Westone is a brand of musical instruments that has been used by various manufacturers of electric and acoustic guitars and basses. The name gained wide recognition in the mid-1970s when Matsumoku in Japan and St. Louis Music in Korea began marketing guitars under the brand. After production by Matsumoku ceased in 1991, the brand has occasionally been used on instruments by luthiers and guitar manufacturers in Europe and Asia.

History 
The first guitars to bear the Westone name were made by manufacturers in East Germany and Italy until 1975, when Japanese company Matsumoku acquired the rights to the Westone name, producing acoustic guitars and copies of some US models.

St. Louis Music registered the Westone mark in the United States in 1976 to market Matsumoku instruments in the country. They began importing the Westone-branded guitars to the United States as a replacement for their previous line of Custom Kraft–brand instruments manufactured for them by Kay and Valco since the mid-1950s.

Electra was also a brand of St.
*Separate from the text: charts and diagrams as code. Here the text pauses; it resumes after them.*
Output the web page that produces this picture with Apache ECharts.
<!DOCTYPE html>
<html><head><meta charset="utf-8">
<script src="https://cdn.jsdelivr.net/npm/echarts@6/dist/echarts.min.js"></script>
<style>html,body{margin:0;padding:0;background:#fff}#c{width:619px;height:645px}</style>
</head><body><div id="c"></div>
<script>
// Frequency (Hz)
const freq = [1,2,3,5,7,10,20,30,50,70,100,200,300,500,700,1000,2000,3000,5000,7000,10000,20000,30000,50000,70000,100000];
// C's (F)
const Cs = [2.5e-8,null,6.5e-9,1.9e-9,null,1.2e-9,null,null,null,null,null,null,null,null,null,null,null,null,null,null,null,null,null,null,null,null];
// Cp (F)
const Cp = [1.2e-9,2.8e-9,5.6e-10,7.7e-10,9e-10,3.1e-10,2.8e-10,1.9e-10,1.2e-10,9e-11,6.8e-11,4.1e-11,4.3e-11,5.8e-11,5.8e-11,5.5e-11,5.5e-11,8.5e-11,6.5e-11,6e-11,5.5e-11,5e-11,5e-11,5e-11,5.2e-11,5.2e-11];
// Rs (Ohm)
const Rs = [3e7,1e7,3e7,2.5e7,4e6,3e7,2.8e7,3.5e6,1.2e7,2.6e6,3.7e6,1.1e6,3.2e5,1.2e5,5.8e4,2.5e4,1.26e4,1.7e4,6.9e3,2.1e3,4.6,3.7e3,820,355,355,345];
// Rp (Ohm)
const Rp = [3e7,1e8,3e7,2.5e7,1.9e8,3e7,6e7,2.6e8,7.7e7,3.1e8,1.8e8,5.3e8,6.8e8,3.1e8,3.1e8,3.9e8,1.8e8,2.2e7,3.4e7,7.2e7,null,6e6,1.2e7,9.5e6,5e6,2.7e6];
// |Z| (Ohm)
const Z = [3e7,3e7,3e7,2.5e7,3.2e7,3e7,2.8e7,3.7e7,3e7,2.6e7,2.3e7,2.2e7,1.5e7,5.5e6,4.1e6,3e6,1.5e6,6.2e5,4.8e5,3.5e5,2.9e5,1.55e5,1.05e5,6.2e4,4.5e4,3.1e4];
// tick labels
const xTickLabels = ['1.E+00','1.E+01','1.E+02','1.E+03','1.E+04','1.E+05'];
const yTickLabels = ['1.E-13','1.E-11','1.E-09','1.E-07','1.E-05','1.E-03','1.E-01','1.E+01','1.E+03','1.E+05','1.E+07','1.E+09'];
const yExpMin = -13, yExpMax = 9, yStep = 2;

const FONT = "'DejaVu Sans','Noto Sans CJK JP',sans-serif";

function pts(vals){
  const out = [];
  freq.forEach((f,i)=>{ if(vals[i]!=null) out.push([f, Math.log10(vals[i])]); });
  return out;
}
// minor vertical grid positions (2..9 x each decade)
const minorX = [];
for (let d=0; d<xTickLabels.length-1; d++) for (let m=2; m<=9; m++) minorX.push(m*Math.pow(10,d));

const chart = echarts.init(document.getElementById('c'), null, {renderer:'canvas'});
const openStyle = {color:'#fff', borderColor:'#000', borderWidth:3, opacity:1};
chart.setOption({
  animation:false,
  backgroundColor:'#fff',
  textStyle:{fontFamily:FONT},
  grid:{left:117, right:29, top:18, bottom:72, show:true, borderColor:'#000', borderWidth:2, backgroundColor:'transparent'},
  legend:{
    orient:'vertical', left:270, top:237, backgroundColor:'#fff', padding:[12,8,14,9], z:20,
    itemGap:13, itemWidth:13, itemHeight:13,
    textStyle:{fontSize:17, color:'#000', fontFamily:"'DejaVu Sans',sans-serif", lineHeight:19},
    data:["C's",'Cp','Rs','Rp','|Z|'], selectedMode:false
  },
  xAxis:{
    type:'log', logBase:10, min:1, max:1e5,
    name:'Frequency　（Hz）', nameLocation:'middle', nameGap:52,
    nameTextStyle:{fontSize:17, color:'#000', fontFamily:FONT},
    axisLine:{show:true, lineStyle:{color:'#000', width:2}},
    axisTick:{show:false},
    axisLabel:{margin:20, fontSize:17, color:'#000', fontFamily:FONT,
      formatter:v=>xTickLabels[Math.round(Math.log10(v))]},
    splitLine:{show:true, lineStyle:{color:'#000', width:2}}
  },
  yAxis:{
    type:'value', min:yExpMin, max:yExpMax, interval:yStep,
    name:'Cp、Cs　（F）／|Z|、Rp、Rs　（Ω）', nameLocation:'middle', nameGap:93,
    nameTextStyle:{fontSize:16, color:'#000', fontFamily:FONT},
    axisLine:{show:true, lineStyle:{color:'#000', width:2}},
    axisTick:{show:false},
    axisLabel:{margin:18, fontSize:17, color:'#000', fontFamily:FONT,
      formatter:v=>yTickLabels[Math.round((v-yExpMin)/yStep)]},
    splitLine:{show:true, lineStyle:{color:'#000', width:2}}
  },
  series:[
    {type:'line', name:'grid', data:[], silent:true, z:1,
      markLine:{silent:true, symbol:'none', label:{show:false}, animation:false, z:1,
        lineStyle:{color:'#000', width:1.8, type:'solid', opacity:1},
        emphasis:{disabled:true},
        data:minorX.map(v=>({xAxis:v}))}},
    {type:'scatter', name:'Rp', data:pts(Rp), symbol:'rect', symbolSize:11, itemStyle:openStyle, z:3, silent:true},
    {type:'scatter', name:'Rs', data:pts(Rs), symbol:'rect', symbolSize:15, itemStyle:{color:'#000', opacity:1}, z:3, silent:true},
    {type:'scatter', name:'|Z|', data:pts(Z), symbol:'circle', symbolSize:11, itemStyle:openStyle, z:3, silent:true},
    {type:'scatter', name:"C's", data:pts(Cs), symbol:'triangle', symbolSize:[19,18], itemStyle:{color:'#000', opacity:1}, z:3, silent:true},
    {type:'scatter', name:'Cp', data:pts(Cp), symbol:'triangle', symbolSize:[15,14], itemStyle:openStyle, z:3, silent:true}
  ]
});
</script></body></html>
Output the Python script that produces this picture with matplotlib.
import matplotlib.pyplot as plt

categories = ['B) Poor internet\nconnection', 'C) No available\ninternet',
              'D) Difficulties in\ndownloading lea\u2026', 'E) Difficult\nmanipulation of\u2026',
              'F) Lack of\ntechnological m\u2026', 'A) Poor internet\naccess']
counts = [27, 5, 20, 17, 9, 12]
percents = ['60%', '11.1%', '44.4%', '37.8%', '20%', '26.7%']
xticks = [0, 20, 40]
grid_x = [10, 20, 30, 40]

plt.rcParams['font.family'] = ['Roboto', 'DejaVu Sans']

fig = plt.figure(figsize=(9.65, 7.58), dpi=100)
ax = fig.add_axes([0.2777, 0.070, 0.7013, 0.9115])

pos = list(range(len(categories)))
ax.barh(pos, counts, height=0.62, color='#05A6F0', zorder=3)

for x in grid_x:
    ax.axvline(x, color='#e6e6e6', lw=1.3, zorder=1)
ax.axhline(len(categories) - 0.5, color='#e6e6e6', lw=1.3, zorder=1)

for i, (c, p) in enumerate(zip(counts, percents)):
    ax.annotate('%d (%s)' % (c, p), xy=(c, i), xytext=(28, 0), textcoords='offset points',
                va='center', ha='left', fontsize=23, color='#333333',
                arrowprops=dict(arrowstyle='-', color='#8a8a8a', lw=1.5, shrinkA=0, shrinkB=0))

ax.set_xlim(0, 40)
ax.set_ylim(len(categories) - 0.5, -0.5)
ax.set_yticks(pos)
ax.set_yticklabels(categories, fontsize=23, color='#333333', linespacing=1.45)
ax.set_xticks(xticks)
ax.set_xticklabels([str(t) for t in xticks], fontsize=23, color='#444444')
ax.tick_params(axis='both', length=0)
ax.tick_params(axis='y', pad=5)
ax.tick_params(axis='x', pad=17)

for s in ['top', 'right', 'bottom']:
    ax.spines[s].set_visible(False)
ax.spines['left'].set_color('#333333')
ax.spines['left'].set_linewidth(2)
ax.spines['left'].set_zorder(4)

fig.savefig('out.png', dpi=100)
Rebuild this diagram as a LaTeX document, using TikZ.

Louis Music. In 1984, they merged both brands to make the "Electra-Westone" brand, before dropping "Electra" from the name entirely from 1985 onwards. The majority of Westone guitars of the 1980s were made by the Matsumoku factory in Japan and imported by St. Louis Music. With Matsumoku ceasing operations in 1987, production was moved to Korea in 1988 and most of the innovative models disappeared. St. Louis Music replaced the Westone brand name by Alvarez in 1991.

Though initially popularized as inexpensive, entry-level guitars particularly useful for students, the transition to Asian manufacturing in the 80s brought a fundamental change in production, with designers emphasizing features such as custom pickups and electronics. Many Westone guitars and basses have since become collectors items.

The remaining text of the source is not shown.